In view of the discussion of military compensation, kicked off by Secretary Hagel and Kos' front pager the other day, I thought it would be helpful to lay out what they pay me to get an idea of how much this really is. I suspect that the community may find this a little surprising. All military compensation is a matter of public record.
I'm an O-5 - A Lieutenant Colonel or Commander, depending on which service I'm in, and no, I'm not saying. I was commissioned in 1991, so my basic military compensation is 8,676 per month. This works out to 104,112 per year, which is in anyone's book a comfortable living - it's just about double the median family income in the United States.
Being an O-5 is, in today's military, middle management. Some of us have commands, but in general you serve more often in staff functions. That's work that needs doing too, and it can be very fulfilling, but let's be clear - most O-5s are not leading troops at the front. This is quite rare.

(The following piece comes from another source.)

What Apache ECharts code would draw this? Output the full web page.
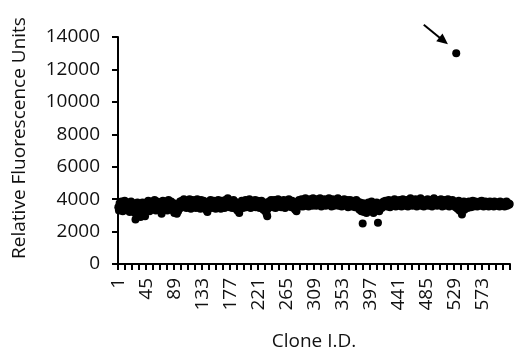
<!DOCTYPE html>
<html>
<head>
<meta charset="utf-8">
<script src="https://cdn.jsdelivr.net/npm/echarts@6/dist/echarts.min.js"></script>
<style>
  html, body { margin: 0; padding: 0; background: #fff; }
  #chart { width: 515px; height: 352px; }
</style>
</head>
<body>
<div id="chart"></div>
<script>
// fluorescence per clone (616 clones)
var rfu = [
  3500, 3300, 3750, 3600, 3400, 3850, 3550, 3250, 3700, 3450, 3900, 3600, 3350, 3650, 3800, 3300, 3550, 3700, 3200, 3600, 3850, 3450,
  3650, 3300, 3750, 3500, 3150, 2750, 3600, 3400, 3800, 3550, 3300, 3700, 3450, 2900, 3650, 3350, 3800, 3550, 3250, 3700, 2950, 3500,
  3800, 3350, 3600, 3900, 3450, 3250, 3750, 3550, 3350, 3850, 3600, 3400, 3700, 3950, 3500, 3300, 3650, 3850, 3450, 3600, 3350, 3800,
  3550, 3250, 3100, 3650, 3900, 3450, 3700, 3350, 3600, 3850, 3500, 3300, 3750, 3950, 3550, 3400, 3700, 3850, 3450, 3600, 3300, 3750,
  3150, 3500, 3200, 3650, 3100, 3400, 3250, 3700, 3550, 3850, 3450, 3650, 3900, 3600, 3750, 4000, 3550, 3850, 3650, 3450, 3900, 3700,
  3800, 3550, 4000, 3650, 3400, 3850, 3700, 3950, 3500, 3750, 3900, 3600, 3450, 3800, 4000, 3650, 3550, 3850, 3700, 3400, 3950, 3600,
  3750, 3500, 3900, 3650, 3400, 3800, 3550, 3300, 3200, 3650, 3850, 3500, 3700, 3950, 3600, 3450, 3800, 3650, 3900, 3550, 3750, 3400,
  3850, 3600, 3700, 3950, 3500, 3800, 3650, 3400, 3900, 3750, 3550, 3850, 3650, 3450, 3950, 3700, 3550, 3800, 4050, 3600, 3750, 3500,
  3900, 3650, 3800, 3450, 3700, 3950, 3550, 3850, 3600, 3400, 3750, 3300, 3500, 3650, 3150, 3400, 3800, 3600, 3900, 3700, 3450, 3850,
  3600, 3750, 3950, 3500, 3700, 3850, 3550, 3800, 4000, 3650, 3450, 3900, 3700, 3550, 3850, 3600, 3750, 3950, 3500, 3800, 3650, 3900,
  3550, 3750, 3450, 3850, 3650, 3900, 3500, 3700, 3350, 3600, 3800, 3250, 3500, 3100, 2950, 3400, 3650, 3850, 3550, 3750, 3950, 3600,
  3800, 3500, 3700, 3950, 3650, 3450, 3850, 3600, 3750, 4000, 3550, 3800, 3650, 3900, 3500, 3700, 3850, 3600, 3950, 3750, 3450, 3800,
  3650, 3900, 3550, 3750, 4000, 3600, 3850, 3700, 3500, 3900, 3650, 3800, 3450, 3700, 3350, 3550, 3250, 3600, 3850, 3700, 3950, 3550,
  3800, 3650, 4000, 3750, 3550, 3900, 3700, 3850, 4050, 3600, 3800, 3950, 3700, 3550, 3850, 4000, 3650, 3900, 3750, 3600, 4050, 3800,
  3700, 3950, 3850, 3600, 4000, 3750, 3900, 3650, 3800, 4050, 3700, 3550, 3950, 3850, 3650, 3900, 4000, 3750, 3600, 3850, 3950, 3700,
  3800, 4050, 3650, 3900, 3750, 3550, 3850, 4000, 3700, 3600, 3950, 3800, 3650, 3900, 3750, 4050, 3600, 3850, 3700, 3950, 3800, 3550,
  3900, 3700, 3850, 4000, 3650, 3800, 3600, 3950, 3750, 3500, 3850, 3700, 3950, 3600, 3800, 3550, 3900, 3750, 3650, 3850, 3500, 3750,
  3950, 3600, 3850, 3450, 3700, 3350, 3800, 3550, 3250, 3650, 2500, 3750, 3200, 3500, 3700, 3400, 3150, 3600, 3350, 3800, 3500, 3250,
  3700, 3450, 3850, 3300, 3600, 3150, 3750, 3500, 3650, 3350, 3800, 3550, 2550, 3700, 3250, 3600, 3650, 3650, 3450, 3800, 3550, 3850,
  3700, 3600, 3900, 3750, 3550, 3850, 3650, 3950, 3700, 3500, 3800, 3650, 3900, 3750, 3600, 3850, 4000, 3700, 3550, 3800, 3650, 3900,
  3750, 3600, 3950, 3700, 3850, 3550, 3800, 4000, 3650, 3900, 3700, 3600, 3850, 3950, 3750, 3550, 3800, 3650, 3900, 4050, 3700, 3850,
  3600, 3950, 3750, 3850, 3650, 4000, 3800, 3550, 3700, 3900, 3650, 3850, 3750, 4050, 3600, 3800, 3950, 3700, 3550, 3850, 3650, 3900,
  3800, 3700, 4000, 3600, 3850, 3750, 3950, 3650, 3800, 3550, 3900, 3700, 4050, 3850, 3650, 3750, 3950, 3600, 3800, 3900, 3700, 3850,
  3650, 4000, 3750, 3550, 3850, 3700, 3950, 3600, 3800, 3900, 3650, 3750, 4000, 3850, 3550, 3700, 3900, 3800, 3650, 3950, 3750, 3600,
  3850, 3700, 3500, 13000, 3800, 3400, 3650, 3900, 3300, 3600, 3750, 3200, 3050, 3500, 3700, 3850, 3350, 3600, 3800, 3550, 3750, 3450,
  3700, 3850, 3600, 3750, 3500, 3800, 3650, 3900, 3550, 3750, 3650, 3850, 3600, 3750, 3550, 3800, 3700, 3650, 3850, 3600, 3750, 3900,
  3650, 3800, 3550, 3750, 3700, 3850, 3600, 3750, 3650, 3800, 3550, 3700, 3850, 3650, 3750, 3600, 3800, 3700, 3550, 3850, 3650, 3750,
  3700, 3600, 3800, 3650, 3750, 3550, 3850, 3700, 3600, 3750, 3650, 3800, 3700, 3550, 3750, 3650, 3850, 3600, 3700, 3750, 3650, 3700
];
// clone ids 1..616
var clones = rfu.map(function (v, i) { return String(i + 1); });
var yTicks = [0, 2000, 4000, 6000, 8000, 10000, 12000, 14000];
// arrow pointing at the high clone, in data coords [clone index, RFU]
var arrowTail = [480, 14750];
var arrowTip = [518, 13550];

var font = '"Open Sans", sans-serif';
var txt = '#111';

var chart = echarts.init(document.getElementById('chart'));
chart.setOption({
    animation: false,
    grid: { left: 118, right: 5, top: 37, bottom: 88, outerBoundsMode: 'none' },
    xAxis: {
        type: 'category',
        data: clones,
        boundaryGap: true,
        name: 'Clone I.D.',
        nameLocation: 'middle',
        nameGap: 68,
        nameTextStyle: { fontFamily: font, fontSize: 19, color: txt },
        axisLine: { show: true, lineStyle: { color: '#000', width: 2 } },
        axisTick: { show: true, interval: 10, length: 6, lineStyle: { color: '#000', width: 2 } },
        axisLabel: {
            interval: 43,
            rotate: 90,
            margin: 14,
            fontFamily: font,
            fontSize: 19,
            color: txt
        },
        splitLine: { show: false }
    },
    yAxis: {
        type: 'value',
        min: yTicks[0],
        max: yTicks[yTicks.length - 1],
        interval: 2000,
        axisLine: { show: true, lineStyle: { color: '#000', width: 2 } },
        axisTick: { show: true, length: 6, lineStyle: { color: '#000', width: 2 } },
        axisLabel: {
            margin: 18,
            fontFamily: font,
            fontSize: 19,
            color: txt,
            formatter: function (v) { return String(v); }
        },
        splitLine: { show: false }
    },
    graphic: [{
        id: 'yname',
        type: 'text',
        x: 20,
        y: 138,
        rotation: Math.PI / 2,
        style: {
            text: 'Relative Fluorescence Units',
            font: '19px "Open Sans", sans-serif',
            fill: txt,
            textAlign: 'center',
            textVerticalAlign: 'middle'
        }
    }],
    series: [{
        type: 'scatter',
        data: rfu,
        symbol: 'circle',
        symbolSize: 8,
        itemStyle: { color: '#000', opacity: 1 },
        clip: false
    }]
});

// arrow annotation
var p0 = chart.convertToPixel({ seriesIndex: 0 }, arrowTail);
var p1 = chart.convertToPixel({ seriesIndex: 0 }, arrowTip);
var dx = p1[0] - p0[0], dy = p1[1] - p0[1];
var len = Math.sqrt(dx * dx + dy * dy);
var ux = dx / len, uy = dy / len;
var head = 11, half = 5;
var bx = p1[0] - ux * head, by = p1[1] - uy * head;
chart.setOption({
    graphic: [{
        id: 'arrowLine',
        type: 'line',
        shape: { x1: p0[0], y1: p0[1], x2: bx + ux * 2, y2: by + uy * 2 },
        style: { stroke: '#000', lineWidth: 2 }
    }, {
        id: 'arrowHead',
        type: 'polygon',
        shape: { points: [[p1[0], p1[1]], [bx - uy * half, by + ux * half], [bx + uy * half, by - ux * half]] },
        style: { fill: '#000' }
    }]
});
</script>
</body>
</html>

Getting promoted to this level is competitive. The Army Times published a piece in 2012 titled "O-5 selections plummet to lowest rate in decade" - when they dropped to just under 83%! So while there's an element of competition in all elements of one's military career, this is not by any means a cut-throat affair. Successfully being promoted to O-5 is largely a matter of being at least average, and sticking around.

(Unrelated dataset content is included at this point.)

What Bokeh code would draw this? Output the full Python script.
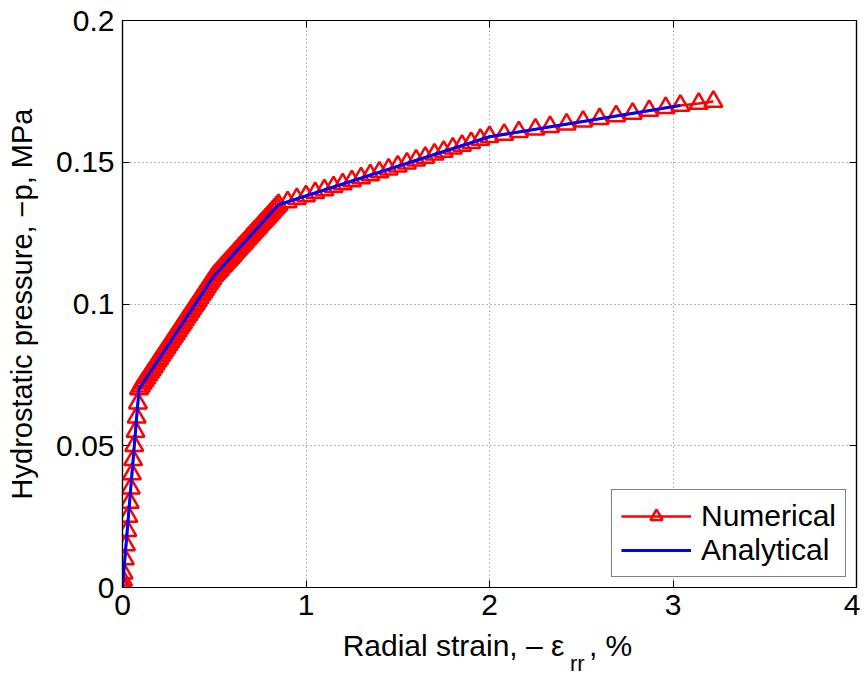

This compensation package doesn't come close to telling the whole story, though. It is widely known but seldom observed that the military pay packet is lavishly embellished with a lot of extra good deals that top up one's pay significantly. Let's take a look at these other pays:
The two big ones are Basic Allowance for Subsistence: 246.24. (I'm expected to feed myself for about 18 bucks a day, which I can manage), and Basic Allowance for Housing. Where I live, in Northern Virginia, I am allotted 3,102 for housing. That would support a mortgage of over 600,000 dollars. I am not expected to cover my housing costs out of my base pay - this is extra. And these two allowances are not taxed. So the effective degree of compensation is greater. Oh, and speaking of taxes, many states do not collect income tax from military members serving outside of that state, so if you can justify legal residence in one of these states, you're off the hook for state income tax as well.
For all military members, the contribution to your retirement is nil, and you can draw it after 20 years (half pay at 20 escalating to 3/4 pay at 30 years). Your contribution to your health insurance is nil. If you shop at the commissary, you're saving as much as ten percent on your routine groceries. It's hard to quantify the tangible costs of these benefits without getting deep into quality issues (what are the precise coverages of the TRICARE health system compared to a platinum policy, what particular groceries do I put in my shopping basket, what's the net present value of the equivalent investment to give me a half pay retirement at 20 years and at what discount rate) but the effects are obviously not zero.
Depending on your particular career field, as well, there are additional special pays and allowances and so on. For example, if you are on flight status, you get a bit extra to continue to make the military your career. It varies by the number of years of aviation service, but from 14 to 22 years it peaks out at 840 per month. There's language proficiency incentive pay. There's family separation allowance that kicks in if you're as little as 150 miles away from your home for 30 days. Of course, there are combat pays and sea duty pays and hazardous duty pays and occasional bonuses to stay in, and sometimes other cash incentives to get out.
I don't argue with any of that, in principle. Military service can be dangerous, and it definitely involves work-related stresses, long hours, and a certain lack of control over where you live and for how long that many civilian career fields don't face. But appreciating a military member's service should always be subject to a bit of judgment and balance. As I reach the end of my military career, I realize that the salary I would require to maintain the same take-home pay I receive now would oblige me to look for a civilian job with an annual salary of 190,000, considering all the tax treatment of allowances and things I don't have to contribute to. Of course, I draw my retirement immediately, so I will have that extra 60,000 per year to fall back on, giving me a little flexibility to find that new job. And even if I were getting no special pay at all, my equivalent salary per year would work out to something like 165,000
If I get promoted to Captain, or Colonel (O-6), my base pay goes up by nearly a quarter, and the housing allowance becomes more generous as well. And the Admirals and Generals are even more well-paid.
I'm pleased that my country values my service. But I don't see a persuasive argument that my service is as valuable or pivotal as that of the senators, representatives, cabinet secretaries, or appeals court judges. As far as I can tell, only the President, Vice President, Supreme Court Justices, and congressional leadership are more highly compensated. This is the part that appalls me, frankly: I am no one special in the big scheme of things. I do my job, I do it well and safely, and I've prospered by being in the military. But my contribution is modest compared to that of others, and despite it benefiting me personally I believe this is inequitable. Given what I do, I am overpaid.
3:50 PM PT: I didn't expect to spur such a vibrant and interesting discussion today, especially not with my first diary. So thank you to everyone who participated and recommended it. I sincerely appreciate everyone's comments, especially those of you who criticized me - I have learned from that.
My overall point remains that I find the compensation for my service to our country to be overgenerous relative to others who serve our country. But the amplifications of the commenters who speak up for the enlisted folks, who are undercompensated, shouldn't be ignored, so that provides valuable perspective. Thanks.